## Given task
Print the listing from its top line through the line containing "plt.rcParams['font.family'] = ['Liberation", nothing more, and leave out the pictures.

## Data excerpt
────────
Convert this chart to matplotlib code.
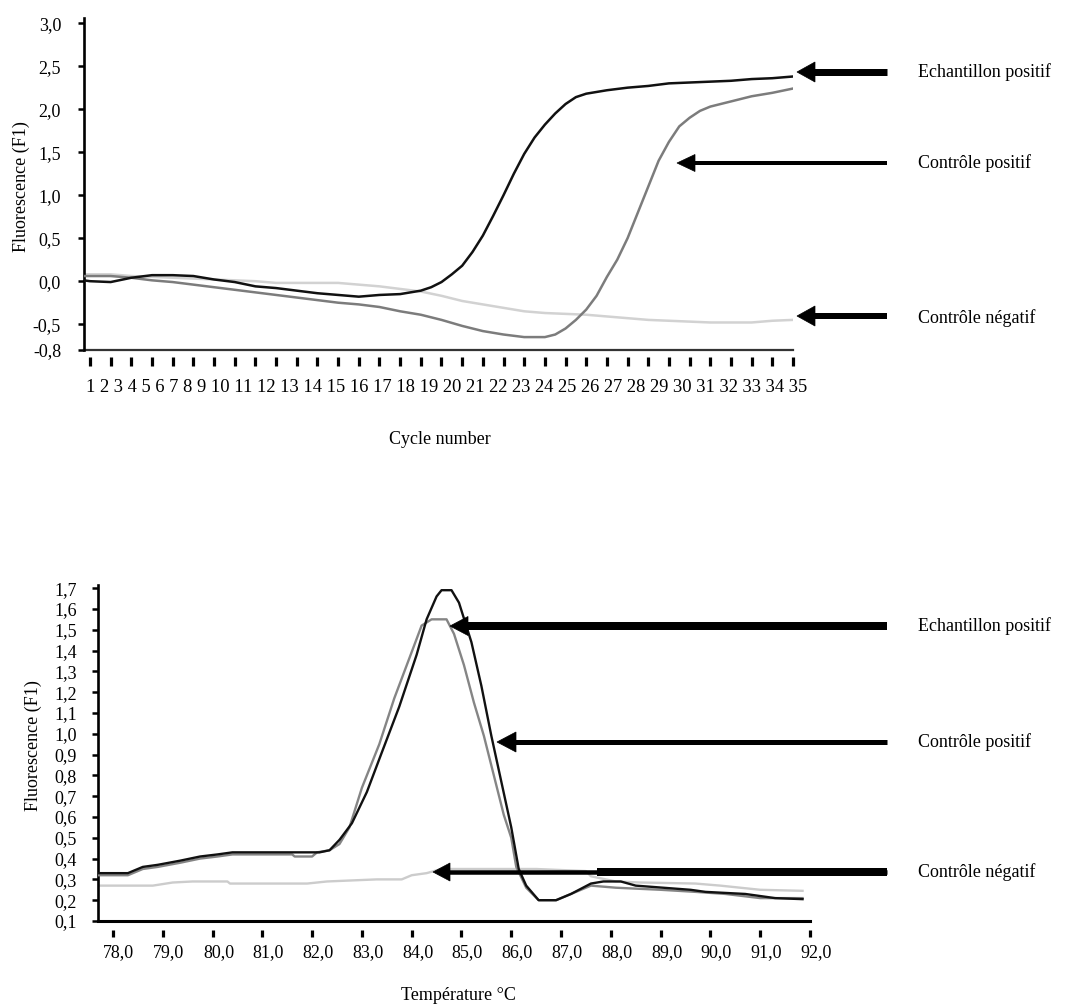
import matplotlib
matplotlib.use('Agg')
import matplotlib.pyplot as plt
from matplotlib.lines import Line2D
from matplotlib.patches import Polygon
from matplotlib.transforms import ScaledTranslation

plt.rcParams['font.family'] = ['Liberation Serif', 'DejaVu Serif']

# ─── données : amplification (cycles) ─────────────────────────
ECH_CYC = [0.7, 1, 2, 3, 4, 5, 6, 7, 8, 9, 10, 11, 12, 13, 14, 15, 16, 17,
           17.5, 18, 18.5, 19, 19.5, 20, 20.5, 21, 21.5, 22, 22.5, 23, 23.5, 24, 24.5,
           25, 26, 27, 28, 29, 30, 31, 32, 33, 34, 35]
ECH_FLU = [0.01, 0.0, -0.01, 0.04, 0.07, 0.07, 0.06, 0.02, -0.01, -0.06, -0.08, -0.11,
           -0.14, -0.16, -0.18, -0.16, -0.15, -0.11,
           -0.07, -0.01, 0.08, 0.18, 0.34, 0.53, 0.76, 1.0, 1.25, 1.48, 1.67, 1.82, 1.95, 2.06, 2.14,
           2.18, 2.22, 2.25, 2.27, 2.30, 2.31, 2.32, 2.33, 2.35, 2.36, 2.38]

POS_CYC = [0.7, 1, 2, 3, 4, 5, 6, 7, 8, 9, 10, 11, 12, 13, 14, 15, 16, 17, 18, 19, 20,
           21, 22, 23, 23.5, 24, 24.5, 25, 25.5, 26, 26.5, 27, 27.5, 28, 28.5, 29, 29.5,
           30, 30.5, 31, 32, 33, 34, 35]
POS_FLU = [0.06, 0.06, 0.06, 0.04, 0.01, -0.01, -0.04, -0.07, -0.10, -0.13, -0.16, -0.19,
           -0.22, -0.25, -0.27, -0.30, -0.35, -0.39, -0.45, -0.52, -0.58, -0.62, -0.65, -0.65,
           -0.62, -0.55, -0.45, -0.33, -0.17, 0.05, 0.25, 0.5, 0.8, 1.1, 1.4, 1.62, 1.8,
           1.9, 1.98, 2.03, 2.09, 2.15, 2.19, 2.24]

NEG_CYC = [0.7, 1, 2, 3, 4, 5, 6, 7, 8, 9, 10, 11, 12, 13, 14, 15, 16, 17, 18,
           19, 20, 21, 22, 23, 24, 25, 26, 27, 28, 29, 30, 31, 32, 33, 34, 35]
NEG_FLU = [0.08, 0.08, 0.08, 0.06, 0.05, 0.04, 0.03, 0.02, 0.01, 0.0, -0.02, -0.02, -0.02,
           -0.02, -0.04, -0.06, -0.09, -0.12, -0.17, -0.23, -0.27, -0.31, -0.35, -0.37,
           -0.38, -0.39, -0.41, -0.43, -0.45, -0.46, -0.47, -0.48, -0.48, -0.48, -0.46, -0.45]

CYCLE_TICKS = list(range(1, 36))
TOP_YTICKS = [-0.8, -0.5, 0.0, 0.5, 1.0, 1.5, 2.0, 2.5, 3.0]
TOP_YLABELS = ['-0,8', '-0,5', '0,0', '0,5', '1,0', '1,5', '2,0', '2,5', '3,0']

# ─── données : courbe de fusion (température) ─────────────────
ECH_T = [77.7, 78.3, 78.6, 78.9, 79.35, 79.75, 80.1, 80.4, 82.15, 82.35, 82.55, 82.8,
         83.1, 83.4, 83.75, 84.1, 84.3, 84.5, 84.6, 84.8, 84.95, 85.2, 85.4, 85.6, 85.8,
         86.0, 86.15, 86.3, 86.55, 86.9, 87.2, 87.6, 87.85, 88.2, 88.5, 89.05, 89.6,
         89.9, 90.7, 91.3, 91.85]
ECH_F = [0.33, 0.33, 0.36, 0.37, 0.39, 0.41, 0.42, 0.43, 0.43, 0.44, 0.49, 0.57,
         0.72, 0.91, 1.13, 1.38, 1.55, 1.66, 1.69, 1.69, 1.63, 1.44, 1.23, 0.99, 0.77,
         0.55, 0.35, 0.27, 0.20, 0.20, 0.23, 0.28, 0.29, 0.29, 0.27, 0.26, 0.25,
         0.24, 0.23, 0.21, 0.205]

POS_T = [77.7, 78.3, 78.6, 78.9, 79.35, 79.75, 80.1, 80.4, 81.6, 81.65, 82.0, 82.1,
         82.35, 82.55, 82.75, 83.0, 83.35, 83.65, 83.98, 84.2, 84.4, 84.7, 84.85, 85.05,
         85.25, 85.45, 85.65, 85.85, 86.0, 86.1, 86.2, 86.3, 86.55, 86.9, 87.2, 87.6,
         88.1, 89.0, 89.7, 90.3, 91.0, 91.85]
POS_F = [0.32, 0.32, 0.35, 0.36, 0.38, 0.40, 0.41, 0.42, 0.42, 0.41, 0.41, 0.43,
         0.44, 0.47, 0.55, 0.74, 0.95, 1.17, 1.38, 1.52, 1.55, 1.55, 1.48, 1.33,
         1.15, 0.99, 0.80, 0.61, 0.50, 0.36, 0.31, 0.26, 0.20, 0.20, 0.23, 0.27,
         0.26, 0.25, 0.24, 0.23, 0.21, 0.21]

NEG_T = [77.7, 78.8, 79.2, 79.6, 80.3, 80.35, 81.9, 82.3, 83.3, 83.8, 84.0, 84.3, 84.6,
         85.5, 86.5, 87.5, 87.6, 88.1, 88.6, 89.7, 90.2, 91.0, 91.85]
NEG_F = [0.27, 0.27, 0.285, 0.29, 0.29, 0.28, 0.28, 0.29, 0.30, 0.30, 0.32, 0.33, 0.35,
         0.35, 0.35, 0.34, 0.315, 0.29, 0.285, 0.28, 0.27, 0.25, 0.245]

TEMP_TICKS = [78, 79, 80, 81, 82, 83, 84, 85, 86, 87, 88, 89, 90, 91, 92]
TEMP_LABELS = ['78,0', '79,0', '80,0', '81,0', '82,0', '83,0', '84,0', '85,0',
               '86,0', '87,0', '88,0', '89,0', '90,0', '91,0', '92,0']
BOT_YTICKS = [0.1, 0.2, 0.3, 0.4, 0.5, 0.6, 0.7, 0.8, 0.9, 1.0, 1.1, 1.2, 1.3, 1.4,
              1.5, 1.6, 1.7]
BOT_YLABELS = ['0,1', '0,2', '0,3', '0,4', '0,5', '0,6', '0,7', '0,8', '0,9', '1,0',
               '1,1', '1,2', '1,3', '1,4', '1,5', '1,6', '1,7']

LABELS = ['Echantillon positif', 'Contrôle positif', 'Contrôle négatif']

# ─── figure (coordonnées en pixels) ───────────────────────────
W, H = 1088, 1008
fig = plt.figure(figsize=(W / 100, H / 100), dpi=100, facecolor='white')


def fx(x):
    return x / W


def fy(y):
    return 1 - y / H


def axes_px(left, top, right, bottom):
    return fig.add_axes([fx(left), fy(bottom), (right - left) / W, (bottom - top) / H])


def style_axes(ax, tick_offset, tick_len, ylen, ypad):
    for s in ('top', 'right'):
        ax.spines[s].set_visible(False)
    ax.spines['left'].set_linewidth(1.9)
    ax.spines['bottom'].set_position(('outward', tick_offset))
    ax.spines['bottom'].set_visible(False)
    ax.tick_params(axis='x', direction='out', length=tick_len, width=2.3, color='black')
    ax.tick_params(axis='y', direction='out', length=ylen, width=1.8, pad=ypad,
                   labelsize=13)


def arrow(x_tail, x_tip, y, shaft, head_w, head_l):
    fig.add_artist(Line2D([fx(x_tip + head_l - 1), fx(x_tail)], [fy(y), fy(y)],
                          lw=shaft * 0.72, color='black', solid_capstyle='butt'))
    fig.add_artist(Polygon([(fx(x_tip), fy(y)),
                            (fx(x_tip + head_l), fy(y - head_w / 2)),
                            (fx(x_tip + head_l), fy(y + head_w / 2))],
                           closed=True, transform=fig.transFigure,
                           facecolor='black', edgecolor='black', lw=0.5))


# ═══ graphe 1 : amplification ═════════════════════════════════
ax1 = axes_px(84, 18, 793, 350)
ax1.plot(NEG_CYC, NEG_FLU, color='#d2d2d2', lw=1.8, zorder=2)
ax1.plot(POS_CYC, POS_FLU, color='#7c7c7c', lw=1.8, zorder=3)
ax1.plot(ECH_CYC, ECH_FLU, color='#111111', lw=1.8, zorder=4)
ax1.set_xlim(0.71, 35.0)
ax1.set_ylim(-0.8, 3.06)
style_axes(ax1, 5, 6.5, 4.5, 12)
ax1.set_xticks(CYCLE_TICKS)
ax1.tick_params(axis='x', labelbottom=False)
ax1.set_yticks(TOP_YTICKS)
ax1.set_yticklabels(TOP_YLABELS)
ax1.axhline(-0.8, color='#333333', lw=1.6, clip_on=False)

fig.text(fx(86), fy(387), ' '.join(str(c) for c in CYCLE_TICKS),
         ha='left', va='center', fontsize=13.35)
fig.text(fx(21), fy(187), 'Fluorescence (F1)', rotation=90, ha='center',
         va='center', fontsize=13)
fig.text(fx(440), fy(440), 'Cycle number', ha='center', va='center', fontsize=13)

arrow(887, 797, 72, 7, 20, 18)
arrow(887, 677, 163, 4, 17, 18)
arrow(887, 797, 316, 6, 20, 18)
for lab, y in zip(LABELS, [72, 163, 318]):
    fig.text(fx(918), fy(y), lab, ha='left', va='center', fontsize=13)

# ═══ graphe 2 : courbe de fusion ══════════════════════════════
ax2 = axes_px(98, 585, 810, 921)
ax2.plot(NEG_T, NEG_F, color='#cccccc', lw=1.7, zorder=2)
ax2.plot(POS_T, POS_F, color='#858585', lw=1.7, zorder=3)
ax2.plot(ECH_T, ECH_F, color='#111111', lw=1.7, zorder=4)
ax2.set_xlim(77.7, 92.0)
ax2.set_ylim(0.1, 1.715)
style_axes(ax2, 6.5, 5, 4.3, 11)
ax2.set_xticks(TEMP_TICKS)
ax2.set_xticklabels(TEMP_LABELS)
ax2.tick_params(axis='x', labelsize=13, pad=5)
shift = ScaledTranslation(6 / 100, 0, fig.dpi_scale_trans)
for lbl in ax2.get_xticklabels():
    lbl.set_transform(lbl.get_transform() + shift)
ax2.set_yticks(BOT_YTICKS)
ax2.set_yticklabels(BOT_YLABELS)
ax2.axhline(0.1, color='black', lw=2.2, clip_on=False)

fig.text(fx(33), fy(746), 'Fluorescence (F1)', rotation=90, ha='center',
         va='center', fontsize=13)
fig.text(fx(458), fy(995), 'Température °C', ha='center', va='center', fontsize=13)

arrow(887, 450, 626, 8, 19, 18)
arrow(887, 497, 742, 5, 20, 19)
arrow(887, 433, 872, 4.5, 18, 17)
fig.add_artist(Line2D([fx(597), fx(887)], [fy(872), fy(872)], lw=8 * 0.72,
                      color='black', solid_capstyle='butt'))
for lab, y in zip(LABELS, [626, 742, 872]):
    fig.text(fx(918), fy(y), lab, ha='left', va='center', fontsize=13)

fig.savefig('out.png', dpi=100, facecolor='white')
────────
## Answer below
Convert this chart to matplotlib code.
import matplotlib
matplotlib.use('Agg')
import matplotlib.pyplot as plt
from matplotlib.lines import Line2D
from matplotlib.patches import Polygon
from matplotlib.transforms import ScaledTranslation

plt.rcParams['font.family'] = ['Liberation Serif', 'DejaVu Serif']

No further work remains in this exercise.